**Directive**
Your task is to tally the lines of the listing containing the word "with" and report the figure alone.

**Supplied information**
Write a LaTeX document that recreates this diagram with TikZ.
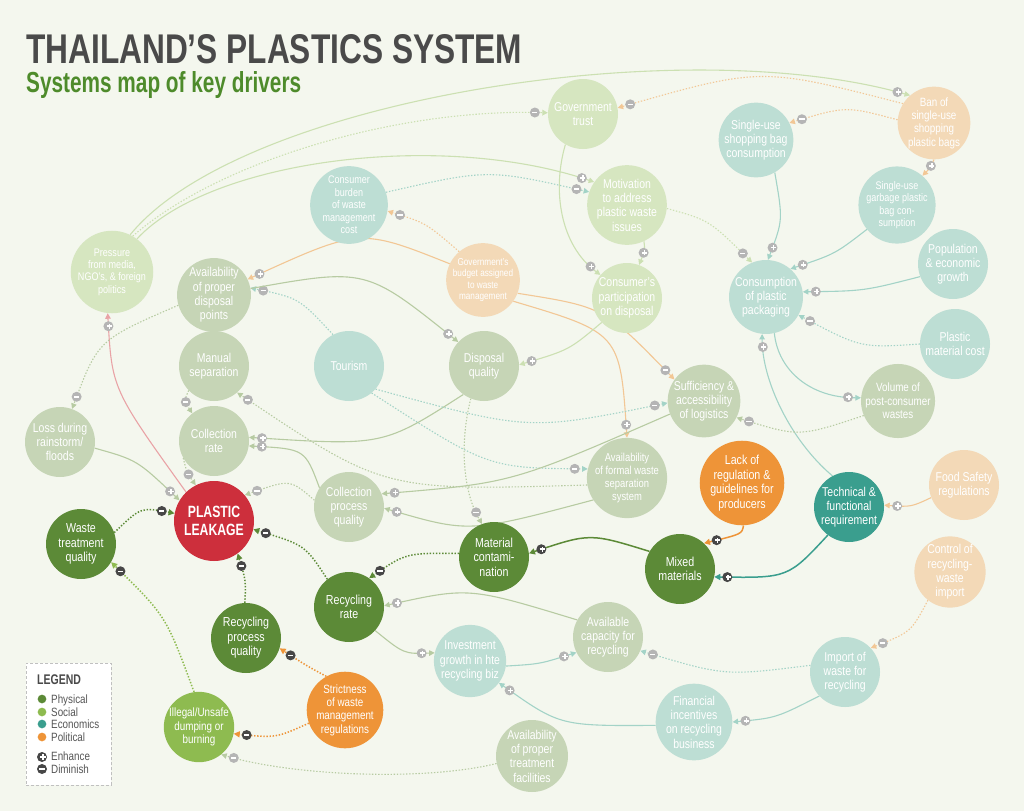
\documentclass[tikz,border=0pt]{standalone}
\usepackage{graphicx}
\usepackage{fontspec}
\setmainfont{Liberation Sans}[FakeStretch=0.82]
\newfontfamily\bcfont{Liberation Sans}[FakeStretch=0.75]
\usetikzlibrary{arrows.meta,decorations.markings}
\pgfdeclarelayer{back}
\pgfdeclarelayer{edges}
\pgfsetlayers{back,edges,main}
\definecolor{kBg}{HTML}{F4F7EE}
\definecolor{nS}{HTML}{C6D5B6}
\definecolor{nG}{HTML}{D6E6C0}
\definecolor{nT}{HTML}{BDDED4}
\definecolor{nO}{HTML}{F3D9B7}
\definecolor{kP}{HTML}{5C8A37}
\definecolor{kSo}{HTML}{8EBB50}
\definecolor{kT}{HTML}{3A9E8E}
\definecolor{kO}{HTML}{EE9438}
\definecolor{kRed}{HTML}{CD2F3C}
\definecolor{eSage}{HTML}{B7CBA2}
\definecolor{eGreen}{HTML}{CCE0B2}
\definecolor{eTeal}{HTML}{A3D3C7}
\definecolor{eOrange}{HTML}{F2C795}
\definecolor{eRed}{HTML}{E9A3A6}
\definecolor{sgLc}{HTML}{B5B5B5}
\definecolor{sgDc}{HTML}{474747}
\definecolor{kTitle}{HTML}{4A4A4A}
\definecolor{kSub}{HTML}{4E8B2B}
\definecolor{kLegB}{HTML}{C0C0C0}
\definecolor{kLegT}{HTML}{555555}
\newcommand\sgP{\rlap{\rule[1.85pt]{5.2pt}{1.5pt}}\hspace{1.85pt}\rule{1.5pt}{5.2pt}\hspace{1.85pt}}
\newcommand\sgM{\rule{5.2pt}{1.5pt}}
\tikzset{
 nd/.style={circle,minimum size=70pt,inner sep=0pt,text=white,align=center},
 fa/.style={font=\fontsize{12.8}{14.3}\selectfont},
 fb/.style={font=\fontsize{11}{12.4}\selectfont},
 fc/.style={font=\fontsize{10}{11.3}\selectfont},
 fd/.style={font=\fontsize{11.5}{12.7}\selectfont},
 fe/.style={font=\fontsize{12}{13.3}\selectfont},
 fk/.style={font=\fontsize{13}{14.6}\selectfont},
 sgl/.style={circle,fill=sgLc,text=white,inner sep=0pt,minimum size=10pt},
 sgd/.style={circle,fill=sgDc,text=white,inner sep=0pt,minimum size=10pt},
 ed/.style={line width=1.1pt,-{Triangle[length=5.5pt,width=5.5pt]}},
 edk/.style={line width=1.5pt,-{Triangle[length=6pt,width=6pt]}},
 dotl/.style={dash pattern=on 1.4pt off 1.7pt},
 esage/.style={draw=eSage}, egreen/.style={draw=eGreen}, eteal/.style={draw=eTeal},
 eorange/.style={draw=eOrange}, ered/.style={draw=eRed},
 dteal/.style={draw=kT}, dorange/.style={draw=kO}, dphys/.style={draw=kP}, dsoc/.style={draw=kSo},
 splus/.style={postaction={decorate,decoration={markings,mark=at position -13pt with {\node[sgl]{\sgP};}}}},
 sminus/.style={postaction={decorate,decoration={markings,mark=at position -13pt with {\node[sgl]{\sgM};}}}},
 dplus/.style={postaction={decorate,decoration={markings,mark=at position -13pt with {\node[sgd]{\sgP};}}}},
 dminus/.style={postaction={decorate,decoration={markings,mark=at position -13pt with {\node[sgd]{\sgM};}}}},
 legtxt/.style={anchor=base west,inner sep=0pt,text=kLegT,font=\fontsize{12}{12}\selectfont},
}
\begin{document}
\begin{tikzpicture}[x=1pt,y=-1pt]
\begin{pgfonlayer}{back}
\fill[kBg] (0,0) rectangle (1024,811);
\end{pgfonlayer}
\useasboundingbox (0,0) rectangle (1024,811);
% title
\node[anchor=base west,inner sep=0pt,text=kTitle] (title) at (26,63) {\resizebox{496pt}{29pt}{\bfseries THAILAND’S PLASTICS SYSTEM}};
\node[anchor=base west,inner sep=0pt,text=kSub] (sub) at (26,92) {\resizebox{275pt}{21pt}{\bfseries Systems map of key drivers}};
% nodes
\node[nd,fill=nG,fa] (gt) at (583,114) {Government\\trust};
\node[nd,fill=nT,fa] (sb) at (756,140) {Single-use\\shopping bag\\consumption};
\node[nd,fill=nO,fe] (ban) at (934,123) {Ban of\\single-use\\shopping\\plastic bags};
\node[nd,fill=nG,fa] (mot) at (627,205) {Motivation\\to address\\plastic waste\\issues};
\node[nd,fill=nT,fb] (gb) at (897,205) {Single-use\\garbage plastic\\bag con-\\sumption};
\node[nd,fill=nT,fa] (pop) at (953,264) {Population\\\& economic\\growth};
\node[nd,fill=nT,fa] (cpp) at (766,297) {Consumption\\of plastic\\packaging};
\node[nd,fill=nT,fa] (pmc) at (955,344) {Plastic\\material cost};
\node[nd,fill=nS,fe] (vol) at (898,401) {Volume of\\post-consumer\\wastes};
\node[nd,fill=nS,fa] (suf) at (704,401) {Sufficiency \&\\accessibility\\of logistics};
\node[nd,fill=nG,fa] (cp) at (627,298) {Consumer’s\\participation\\on disposal};
\node[nd,fill=nO,fc] (bud) at (483,280) {Government’s\\budget assigned\\to waste\\management};
\node[nd,fill=nT,fb] (cb) at (349,205) {Consumer\\burden\\of waste\\management\\cost};
\node[nd,fill=nG,fb] (pr) at (112,272) {Pressure\\from media,\\NGO’s, \& foreign\\politics};
\node[nd,fill=nS,fa] (apd) at (214,295) {Availability\\of proper\\disposal\\points};
\node[nd,fill=nS,fa] (dq) at (484,366) {Disposal\\quality};
\node[nd,fill=nT,fa] (tour) at (349,366) {Tourism};
\node[nd,fill=nS,fa] (ms) at (214,366) {Manual\\separation};
\node[nd,fill=nS,fa] (cr) at (214,441) {Collection\\rate};
\node[nd,fill=nS,fa] (loss) at (60,442) {Loss during\\rainstorm/\\floods};
\node[nd,fill=kRed,minimum size=80pt,font=\bcfont\bfseries\fontsize{16.3}{17.5}\selectfont] (pl) at (214,521) {PLASTIC\\LEAKAGE};
\node[nd,fill=nS,fa] (cpq) at (349,507) {Collection\\process\\quality};
\node[nd,fill=nS,fd] (afw) at (627,478) {Availability\\of formal waste\\separation\\system};
\node[nd,fill=kO,fk] (lack) at (742,483) {Lack of\\regulation \&\\guidelines for\\producers};
\node[nd,fill=kT,fa] (tech) at (849,507) {Technical \&\\functional\\requirement};
\node[nd,fill=nO,fa] (food) at (964,485) {Food Safety\\regulations};
\node[nd,fill=nO,fa] (ctrl) at (950,572) {Control of\\recycling-\\waste\\import};
\node[nd,fill=kP,fk] (wtq) at (81,544) {Waste\\treatment\\quality};
\node[nd,fill=kP,fk] (mc) at (494,557) {Material\\contami-\\nation};
\node[nd,fill=kP,fk] (mix) at (680,569) {Mixed\\materials};
\node[nd,fill=kP,fk] (rr) at (349,607) {Recycling\\rate};
\node[nd,fill=kP,fk] (rpq) at (246,638) {Recycling\\process\\quality};
\node[nd,fill=nS,fa] (ac) at (608,637) {Available\\capacity for\\recycling};
\node[nd,fill=nT,fa] (inv) at (470,661) {Investment\\growth in hte\\recycling biz};
\node[nd,fill=nT,fa] (imp) at (845,672) {Import of\\waste for\\recycling};
\node[nd,fill=nT,fa] (fin) at (694,722) {Financial\\incentives\\on recycling\\business};
\node[nd,fill=nS,fa] (aptf) at (532,756) {Availability\\of proper\\treatment\\facilities};
\node[nd,fill=kO,fe] (str) at (345,710) {Strictness\\of waste\\management\\regulations};
\node[nd,fill=kSo,fe] (ill) at (199,727) {Illegal/Unsafe\\dumping or\\burning};
% legend
\node[draw=kLegB,dash pattern=on 3pt off 2pt,fill=white,line width=0.8pt,minimum width=85pt,minimum height=122pt,inner sep=0pt,anchor=north west] (leg) at (26,663) {};
\node[anchor=base west,inner sep=0pt,text=kTitle,font=\bcfont\bfseries\fontsize{14}{14}\selectfont] (legt) at (37,684) {LEGEND};
\node[circle,fill=kP,minimum size=8.7pt,inner sep=0pt] (l1) at (42,699) {};
\node[circle,fill=kSo,minimum size=8.7pt,inner sep=0pt] (l2) at (42,712) {};
\node[circle,fill=kT,minimum size=8.7pt,inner sep=0pt] (l3) at (42,724) {};
\node[circle,fill=kO,minimum size=8.7pt,inner sep=0pt] (l4) at (42,737) {};
\node[legtxt] (t1) at (51,703) {Physical};
\node[legtxt] (t2) at (51,716) {Social};
\node[legtxt] (t3) at (51,728) {Economics};
\node[legtxt] (t4) at (51,741) {Political};
\node[sgd] (l5) at (42,757) {\sgP};
\node[sgd] (l6) at (42,769) {\sgM};
\node[legtxt] (t5) at (51,760) {Enhance};
\node[legtxt] (t6) at (51,773) {Diminish};
% edges
\begin{pgfonlayer}{edges}
\draw[ed,egreen,splus] (pr.64) .. controls (240,100) and (680,30) .. (ban.131);
\draw[ed,egreen,dotl,sminus] (pr.60) .. controls (220,160) and (400,108) .. (gt.178);
\draw[ed,egreen,splus] (pr.53) .. controls (210,160) and (440,130) .. (mot.145);
\draw[ed,eteal,dotl,sminus] (cb.19) .. controls (488,169) .. (mot.161);
\draw[ed,eorange,dotl,sminus] (bud.130) .. controls (426,223) .. (cb.351);
\draw[ed,eorange,splus] (bud.154) .. controls (360,228) .. (apd.25);
\draw[ed,eorange,sminus] (bud.339) .. controls (604,307) .. (suf.144);
\draw[ed,eorange,splus] (bud.325) .. controls (620,333) .. (afw.90);
\draw[ed,egreen,splus] (gt.240) .. controls (552,190) and (560,245) .. (cp.139);
\draw[ed,egreen,splus] (mot.295) .. controls (645,250) .. (cp.70);
\draw[ed,egreen,dotl,sminus] (mot.355) .. controls (709,220) .. (cpp.112);
\draw[ed,eteal,splus] (sb.300) .. controls (783,220) .. (cpp.87);
\draw[ed,eorange,dotl,sminus] (ban.175) .. controls (846,106) .. (sb.27);
\draw[ed,eorange,dotl,sminus] (ban.148) .. controls (761,67) .. (gt.10);
\draw[ed,eorange,splus] (ban.270) .. controls (930,168) .. (gb.49);
\draw[ed,eteal,splus] (gb.219) .. controls (835,254) .. (cpp.49);
\draw[ed,eteal,splus] (pop.201) .. controls (864,291) .. (cpp.8);
\draw[ed,eteal,dotl,sminus] (pmc.180) .. controls (861,348) .. (cpp.331);
\draw[ed,eteal,splus] (cpp.283) .. controls (778,370) and (810,398) .. (vol.175);
\draw[ed,eteal,splus] (tech.118) .. controls (790,440) and (762,380) .. (cpp.264);
\draw[ed,esage,dotl,sminus] (vol.203) .. controls (799,437) .. (suf.333);
\draw[ed,eorange,splus] (food.201) .. controls (911,507) .. (tech.3);
\draw[edk,dteal,dplus] (tech.233) .. controls (788,578) .. (mix.347);
\draw[edk,dorange,dplus] (lack.272) .. controls (742,534) .. (mix.47);
\draw[edk,dphys,dplus] (mix.150) .. controls (590,533) .. (mc.6);
\draw[edk,dphys,dotl,dminus] (mc.174) .. controls (406,553) .. (rr.55);
\draw[edk,dphys,dotl,dminus] (rr.128) .. controls (305,545) .. (pl.348);
\draw[edk,dphys,dotl,dminus] (rpq.92) .. controls (246,581) .. (pl.306);
\draw[edk,dphys,dotl,dminus] (wtq.19) .. controls (141,507) .. (pl.169);
\draw[edk,dsoc,dotl,dminus] (ill.98) .. controls (166,616) .. (wtq.329);
\draw[edk,dorange,dotl,dminus] (str.119) .. controls (307,666) .. (rpq.343);
\draw[edk,dorange,dotl,dminus] (str.200) .. controls (276,738) .. (ill.349);
\draw[ed,esage,dotl,sminus] (aptf.192) .. controls (420,782) and (290,775) .. (ill.309);
\draw[ed,esage,splus] (ac.151) .. controls (469,587) .. (rr.2);
\draw[ed,esage,splus] (rr.318) .. controls (404,654) .. (inv.167);
\draw[ed,eteal,splus] (inv.352) .. controls (540,664) .. (ac.206);
\draw[ed,eteal,dotl,sminus] (imp.169) .. controls (725,676) .. (ac.337);
\draw[ed,eteal,splus] (imp.223) .. controls (776,718) .. (fin.0);
\draw[ed,eteal,splus] (fin.185) .. controls (560,726) .. (inv.323);
\draw[ed,eorange,dotl,sminus] (ctrl.232) .. controls (911,632) .. (imp.43);
\draw[ed,esage,splus] (dq.234) .. controls (383,446) .. (cr.6);
\draw[ed,esage,splus] (cpq.147) .. controls (305,449) .. (cr.352);
\draw[ed,esage,dotl,sminus] (cr.209) .. controls (187,473) .. (pl.117);
\draw[ed,esage,dotl,sminus] (ms.224) .. controls (184,401) .. (cr.128);
\draw[ed,esage,splus] (loss.350) .. controls (137,460) .. (pl.149);
\draw[ed,ered,splus] (pl.134) .. controls (112,389) .. (pr.264);
\draw[ed,esage,dotl,sminus] (apd.196) .. controls (98,340) .. (loss.70);
\draw[ed,eteal,dotl,sminus] (tour.117) .. controls (299,298) .. (apd.11);
\draw[ed,esage,splus] (apd.10) .. controls (366,268) .. (dq.137);
\draw[ed,egreen,splus] (cp.224) .. controls (569,350) .. (dq.2);
\draw[ed,eteal,dotl,sminus] (tour.319) .. controls (529,431) .. (suf.183);
\draw[ed,eteal,dotl,sminus] (tour.310) .. controls (488,468) .. (afw.167);
\draw[ed,esage,splus] (suf.201) .. controls (512,483) .. (cpq.22);
\draw[ed,esage,splus] (afw.213) .. controls (469,533) .. (cpq.358);
\draw[ed,esage,dotl,sminus] (cpq.169) .. controls (290,479) .. (pl.40);
\draw[ed,esage,dotl,sminus] (dq.248) .. controls (460,440) and (462,490) .. (mc.110);
\draw[ed,esage,dotl,sminus] (afw.190) .. controls (384,491) .. (ms.311);
\end{pgfonlayer}
\end{tikzpicture}
\end{document}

**The result**
5